Opinión

Relajo nuclear: el botón atómico al alcance de la mano

Horacio Convertini trajo a colación una medición que científicos atómicos comenzaron a hacer en 1947 a partir de evaluar tensiones mundiales. ¿Cuán cerca estamos del apocalipsis nuclear? Ucrania, Oriente Medio, El Caribe y el calentamiento global acechan.

Por Horacio Convertini (Clarín)

Aceptémoslo: el azar nos resulta intolerable, por eso nos convencemos de que hay leyes invisibles y desconocidas que rigen nuestra vida. Las casualidades, entonces, se las cargamos a la cuenta de algún dios o del destino.
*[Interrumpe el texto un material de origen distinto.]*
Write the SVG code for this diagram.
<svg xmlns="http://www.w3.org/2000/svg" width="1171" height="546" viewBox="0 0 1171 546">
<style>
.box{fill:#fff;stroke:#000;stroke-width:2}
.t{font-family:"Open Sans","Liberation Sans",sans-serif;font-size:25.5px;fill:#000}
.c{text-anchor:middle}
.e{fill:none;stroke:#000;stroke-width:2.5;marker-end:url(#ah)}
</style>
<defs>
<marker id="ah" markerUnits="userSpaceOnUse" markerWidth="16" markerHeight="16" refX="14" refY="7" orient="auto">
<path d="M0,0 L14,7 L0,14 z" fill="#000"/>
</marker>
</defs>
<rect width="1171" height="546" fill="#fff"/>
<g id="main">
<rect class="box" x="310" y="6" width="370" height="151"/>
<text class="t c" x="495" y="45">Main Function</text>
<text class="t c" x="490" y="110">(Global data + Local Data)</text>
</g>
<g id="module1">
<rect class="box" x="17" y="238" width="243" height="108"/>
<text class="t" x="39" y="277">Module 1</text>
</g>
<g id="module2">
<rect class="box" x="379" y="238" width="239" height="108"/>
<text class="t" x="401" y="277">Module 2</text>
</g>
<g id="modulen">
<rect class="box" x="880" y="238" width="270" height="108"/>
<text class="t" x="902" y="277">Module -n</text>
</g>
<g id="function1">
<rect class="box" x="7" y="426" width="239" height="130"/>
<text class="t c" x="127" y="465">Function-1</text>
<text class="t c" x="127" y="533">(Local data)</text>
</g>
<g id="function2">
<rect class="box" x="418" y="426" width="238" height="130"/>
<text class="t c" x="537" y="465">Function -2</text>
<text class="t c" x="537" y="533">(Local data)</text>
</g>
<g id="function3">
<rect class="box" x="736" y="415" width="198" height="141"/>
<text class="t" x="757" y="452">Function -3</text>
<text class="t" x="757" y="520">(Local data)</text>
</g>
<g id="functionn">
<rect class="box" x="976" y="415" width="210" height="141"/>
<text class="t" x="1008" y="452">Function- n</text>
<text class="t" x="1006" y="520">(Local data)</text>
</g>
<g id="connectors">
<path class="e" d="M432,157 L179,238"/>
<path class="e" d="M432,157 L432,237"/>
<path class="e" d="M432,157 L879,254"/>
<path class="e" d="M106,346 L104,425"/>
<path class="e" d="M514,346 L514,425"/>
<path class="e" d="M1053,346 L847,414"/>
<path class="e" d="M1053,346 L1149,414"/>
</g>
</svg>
Todo esto viene a cuento de una experiencia personal: el fin de semana pasado se me vino encima el apocalipsis (absténganse de interpretaciones políticas, por favor). Es que luego de terminar “¡Fin del mundo, nena!”, la última novela del escritor venezolano Lucas García París, vi “Una casa llena de dinamita”, el filme de Kathryn Bigelow sobre los instantes previos a una guerra nuclear. La coincidencia me instaló en el mayor terror de mi infancia, que no era el cuco ni el hombre de la bolsa sino una catástrofe que aniquilara a la especie humana.

Vaya a saber por qué (quizás por culpa de las películas de Sábados de Súper Acción y, en especial, “Krakatoa al este de Java”), solía distraerme pensando en el fin del mundo: cuándo ocurriría o cómo (si lluvia de fuego, monstruos o terremotos).
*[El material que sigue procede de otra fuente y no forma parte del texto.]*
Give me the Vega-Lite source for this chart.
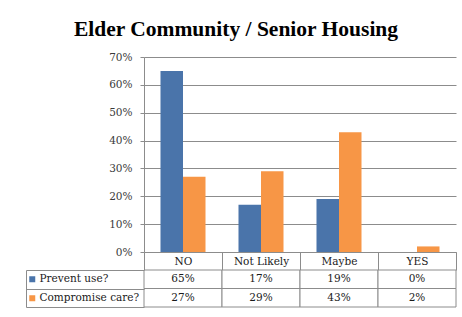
{
  "$schema": "https://vega.github.io/schema/vega-lite/v6.json",
  "padding": {"left": 25, "top": 18, "right": 7, "bottom": 8},
  "background": "white",
  "title": {"text": "Elder Community / Senior Housing", "font": "Liberation Serif", "fontSize": 21.5, "fontWeight": "bold", "color": "#000000", "anchor": "middle", "offset": 12, "dx": -5},
  "datasets": {
    "survey": [
      {"answer": "NO", "series": "Prevent use?", "share": 0.65},
      {"answer": "NO", "series": "Compromise care?", "share": 0.27},
      {"answer": "Not Likely", "series": "Prevent use?", "share": 0.17},
      {"answer": "Not Likely", "series": "Compromise care?", "share": 0.29},
      {"answer": "Maybe", "series": "Prevent use?", "share": 0.19},
      {"answer": "Maybe", "series": "Compromise care?", "share": 0.43},
      {"answer": "YES", "series": "Prevent use?", "share": 0.0},
      {"answer": "YES", "series": "Compromise care?", "share": 0.02}
    ]
  },
  "data": {"name": "survey"},
  "bounds": "flush",
  "spacing": 18,
  "config": {
    "view": {"stroke": null},
    "legend": {"labelFont": "DejaVu Serif", "labelFontSize": 10.5, "labelColor": "#1a1a1a"}
  },
  "vconcat": [
    {
      "width": 312,
      "height": 195,
      "mark": {"type": "bar"},
      "encoding": {
        "x": {
          "field": "answer", "type": "nominal",
          "sort": ["NO", "Not Likely", "Maybe", "YES"],
          "scale": {"paddingInner": 0, "paddingOuter": 0},
          "axis": {
            "title": null, "domain": true, "domainColor": "#8c8c8c",
            "ticks": true, "tickBand": "extent", "tickSize": 18, "tickColor": "#8c8c8c",
            "labelAngle": 0, "labelFont": "DejaVu Serif", "labelFontSize": 10.5, "labelColor": "#1a1a1a",
            "labelBaseline": "middle", "labelPadding": -9, "grid": false
          }
        },
        "xOffset": {
          "field": "series", "type": "nominal",
          "sort": ["Prevent use?", "Compromise care?"],
          "scale": {"paddingInner": 0, "paddingOuter": 0.733}
        },
        "y": {
          "field": "share", "type": "quantitative",
          "scale": {"domain": [0, 0.7]},
          "axis": {
            "title": null, "values": [0, 0.1, 0.2, 0.3, 0.4, 0.5, 0.6, 0.7], "format": ".0%",
            "grid": true, "gridColor": "#8c8c8c", "domainColor": "#8c8c8c", "tickColor": "#8c8c8c",
            "tickSize": 4, "labelPadding": 8, "labelFont": "DejaVu Serif", "labelFontSize": 10.5, "labelColor": "#3a3a3a"
          }
        },
        "color": {
          "field": "series", "type": "nominal",
          "scale": {"domain": ["Prevent use?", "Compromise care?"], "range": ["#4A74AA", "#F79646"]},
          "legend": {
            "orient": "none", "legendX": -117, "legendY": 217, "direction": "vertical", "title": null,
            "symbolType": "square", "symbolSize": 36, "symbolStrokeWidth": 0, "padding": 0,
            "labelFont": "DejaVu Serif", "labelFontSize": 10.5, "labelColor": "#1a1a1a", "labelOffset": 2, "rowPadding": 8
          }
        }
      }
    },
    {
      "width": 312,
      "height": 37,
      "encoding": {
        "x": {"field": "answer", "type": "nominal", "sort": ["NO", "Not Likely", "Maybe", "YES"], "scale": {"paddingInner": 0, "paddingOuter": 0}, "axis": null},
        "y": {
          "field": "series", "type": "nominal", "sort": ["Prevent use?", "Compromise care?"],
          "scale": {"paddingInner": 0, "paddingOuter": 0},
          "axis": {
            "orient": "left", "offset": 118, "title": null, "labels": false, "grid": false,
            "domain": true, "domainColor": "#8c8c8c", "ticks": true, "tickBand": "extent", "tickSize": -118, "tickColor": "#8c8c8c"
          }
        }
      },
      "layer": [
        {"mark": {"type": "rect", "fill": "white", "stroke": "#8c8c8c", "strokeWidth": 1}},
        {"mark": {"type": "text", "font": "DejaVu Serif", "fontSize": 10.5, "color": "#1a1a1a"}, "encoding": {"text": {"field": "share", "type": "quantitative", "format": ".0%"}}}
      ]
    }
  ]
}
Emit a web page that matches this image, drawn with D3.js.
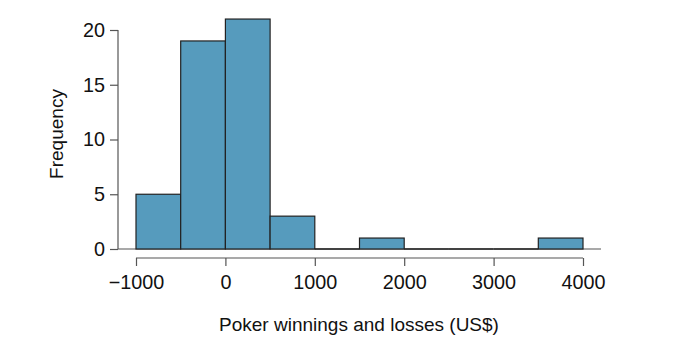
<!DOCTYPE html>
<html><head><meta charset="utf-8">
<script src="https://cdn.jsdelivr.net/npm/d3@7"></script>
<style>body{margin:0;background:#fff}svg{display:block}text{font-family:"Liberation Sans",Arial,Helvetica,sans-serif}</style>
</head><body><svg id="c" width="679" height="357"></svg>
<script>
const binStarts = [-1000,-500,0,500,1000,1500,2000,2500,3000,3500];
const binWidth = 500;
const counts = [5,19,21,3,0,1,0,0,0,1];
const xTicks = [-1000,0,1000,2000,3000,4000];
const yTicks = [0,5,10,15,20];
const xTitle = "Poker winnings and losses (US$)";
const yTitle = "Frequency";

const svg = d3.select("#c");
const x = d3.scaleLinear().domain([-1000,4000]).range([136,583]);
const y = d3.scaleLinear().domain([0,20]).range([249,30]);
const FS = 19, TFS = 19.8;

// baseline
svg.append("line").attr("x1",118).attr("x2",601).attr("y1",y(0)).attr("y2",y(0))
  .attr("stroke","#555").attr("stroke-width",1.2);

svg.selectAll("rect.bar").data(binStarts.filter((d,i)=>counts[i]>0)).join("rect").attr("class","bar")
  .attr("x",d=>x(d)).attr("width",d=>x(d+binWidth)-x(d))
  .attr("y",d=>y(counts[binStarts.indexOf(d)])).attr("height",d=>y(0)-y(counts[binStarts.indexOf(d)]))
  .attr("fill","#569BBD").attr("stroke","#222").attr("stroke-width",1.2);
// zero-height bins drawn as a line
svg.selectAll("line.zero").data(binStarts.filter((d,i)=>counts[i]===0)).join("line").attr("class","zero")
  .attr("x1",d=>x(d)).attr("x2",d=>x(d+binWidth)).attr("y1",y(0)).attr("y2",y(0))
  .attr("stroke","#222").attr("stroke-width",1.4);

// y axis
const ya = svg.append("g").attr("transform","translate(118,0)")
  .call(d3.axisLeft(y).tickValues(yTicks).tickSize(8).tickPadding(5));
ya.select(".domain").attr("stroke","#555").attr("stroke-width",1.2).attr("d","M0,"+y(0)+"V"+y(20));
ya.selectAll(".tick line").attr("stroke","#555").attr("stroke-width",1.2);
ya.selectAll("text").attr("font-size",TFS).attr("fill","#111").attr("font-family","Liberation Sans, Arial, sans-serif");

// x axis
const xa = svg.append("g").attr("transform","translate(0,258)")
  .call(d3.axisBottom(x).tickValues(xTicks).tickSize(8).tickPadding(9).tickFormat(d=>d<0?"\u2212"+Math.abs(d):d));
xa.select(".domain").attr("stroke","#555").attr("stroke-width",1.2).attr("d","M"+x(-1000)+",0H"+x(4000));
xa.selectAll(".tick line").attr("stroke","#555").attr("stroke-width",1.2);
xa.selectAll("text").attr("font-size",TFS).attr("fill","#111").attr("font-family","Liberation Sans, Arial, sans-serif");

svg.append("text").attr("x",359).attr("y",331).attr("text-anchor","middle")
  .attr("font-size",FS).attr("fill","#111").text(xTitle);
svg.append("text").attr("transform","translate(63,134) rotate(-90)").attr("text-anchor","middle")
  .attr("font-size",FS).attr("fill","#111").text(yTitle);
</script></body></html>
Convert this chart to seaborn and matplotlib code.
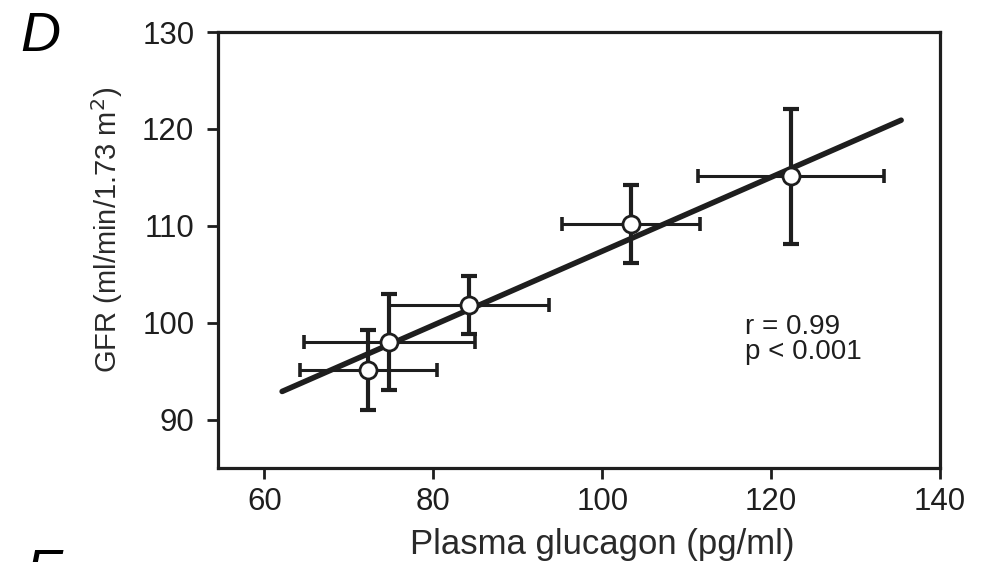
import matplotlib
matplotlib.use("Agg")
import matplotlib.pyplot as plt
import seaborn as sns
import pandas as pd

# Data
glucagon = [72.3, 74.8, 84.2, 103.4, 122.4]
glucagon_err = [8.1, 10.1, 9.5, 8.2, 11.0]
gfr = [95.1, 98.0, 101.8, 110.2, 115.1]
gfr_err = [4.1, 5.0, 3.0, 4.0, 7.0]
fit_x = [62.1, 135.4]
fit_y = [92.9, 120.9]
x_ticks = [60, 80, 100, 120, 140]
y_ticks = [90, 100, 110, 120, 130]

sns.set_theme(style="ticks")
plt.rcParams['font.family'] = ['Liberation Sans', 'DejaVu Sans']

ink = "#1e1e1e"
fig = plt.figure(figsize=(9.88, 5.62), dpi=100)
ax = fig.add_axes([0.2206, 0.1673, 0.7308, 0.7757])

df = pd.DataFrame({"x": glucagon, "y": gfr})
fit = pd.DataFrame({"x": fit_x, "y": fit_y})

sns.lineplot(data=fit, x="x", y="y", ax=ax, color=ink, linewidth=4.0, zorder=2)
ax.errorbar(glucagon, gfr, xerr=glucagon_err, fmt="none", ecolor=ink,
            elinewidth=2.2, capsize=5, capthick=2.6, zorder=3)
ax.errorbar(glucagon, gfr, yerr=gfr_err, fmt="none", ecolor=ink,
            elinewidth=3.0, capsize=5.5, capthick=3.0, zorder=3)
sns.scatterplot(data=df, x="x", y="y", ax=ax, s=150, color="white",
                edgecolor=ink, linewidth=2.0, zorder=5)

ax.set_xlim(54.5, 140)
ax.set_ylim(85, 130)
ax.set_xticks(x_ticks)
ax.set_yticks(y_ticks)
ax.tick_params(axis="both", labelsize=22.5, length=8, width=2, colors=ink,
               direction="out")
ax.tick_params(axis="y", pad=9)
ax.tick_params(axis="x", pad=6)
for s in ax.spines.values():
    s.set_visible(True)
    s.set_linewidth(2.3)
    s.set_color(ink)

ax.set_xlabel("Plasma glucagon (pg/ml)", fontsize=25, color="#2a2a2a")
ax.xaxis.set_label_coords(0.532, -0.138)
ax.set_ylabel("GFR (ml/min/1.73 m$^2$)", fontsize=21, color="#2a2a2a")
ax.yaxis.set_label_coords(-0.129, 0.546)

ax.text(116.9, 98.3, "r = 0.99\np < 0.001", fontsize=20,
        color=ink, va="center", ha="left", linespacing=0.95)

fig.text(0.021, 0.935, "D", fontsize=40, style="italic", color="black",
         va="center", ha="left")
fig.text(0.026, -0.022, "E", fontsize=40, style="italic", color="black",
         va="center", ha="left")

fig.savefig("out.png", dpi=100)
La novela de García París es divertidísima: una madre, convencida de que el Armagedón es inminente, entrena a su hijo para la supervivencia. El niño, en vez de ir a la escuela y ver Disney Chanel, aprende a manejar armas de guerra y a sobrevivir en la selva. Cuando ella ya ha sido internada en un psiquiátrico, el muchacho busca desesperadamente la vida normal que nunca tuvo mientras empiezan a suceder cosas (aviones que se caen en plena ciudad, nubes tóxicas) que encajan con las profecías de su madre.

La película de Bigelow (Netflix), en cambio, te deja prendiéndole una vela a cada santo. Cuenta lo que ocurre en los altos mandos de Washington cuando los radares detectan que un misil nuclear, que nadie sabe de dónde salió, va derechito hacia Chicago a toda velocidad. La burocracia defensiva es sorprendida con los pantalones bajos y los sofisticados protocolos se vuelven papel picado: cuando la ojiva te apunta, hasta el más compadrito balbucea.

Corro a ver cuánto marca ahora el «el reloj del fin del mundo», una medición que científicos atómicos empezaron a hacer en 1947 a partir de evaluar las tensiones políticas globales. Tomando la medianoche como la hora de la destrucción masiva, los expertos de entonces fijaron que el apocalipsis estaba a siete minutos de las doce.

Hoy, gracias a la guerra en Ucrania, el conflicto en Oriente Medio y el calentamiento global, veo que nos hemos puesto a 89 segundos. Es lo más cerca que jamás hayamos estado, “una indicación de peligro extremo y una advertencia inequívoca de que cada segundo de retraso en revertir el curso aumenta la probabilidad de un desastre global”, dice el informe fechado el 28 de enero de 2025.

Y como el azar me resulta intolerable (¿es casual que un libro y una película me hayan reconectado con mi pesadilla preferida de la infancia?), salgo a buscar un albañil que me haga un bunker donde está el quincho. Porque mejor es prevenir.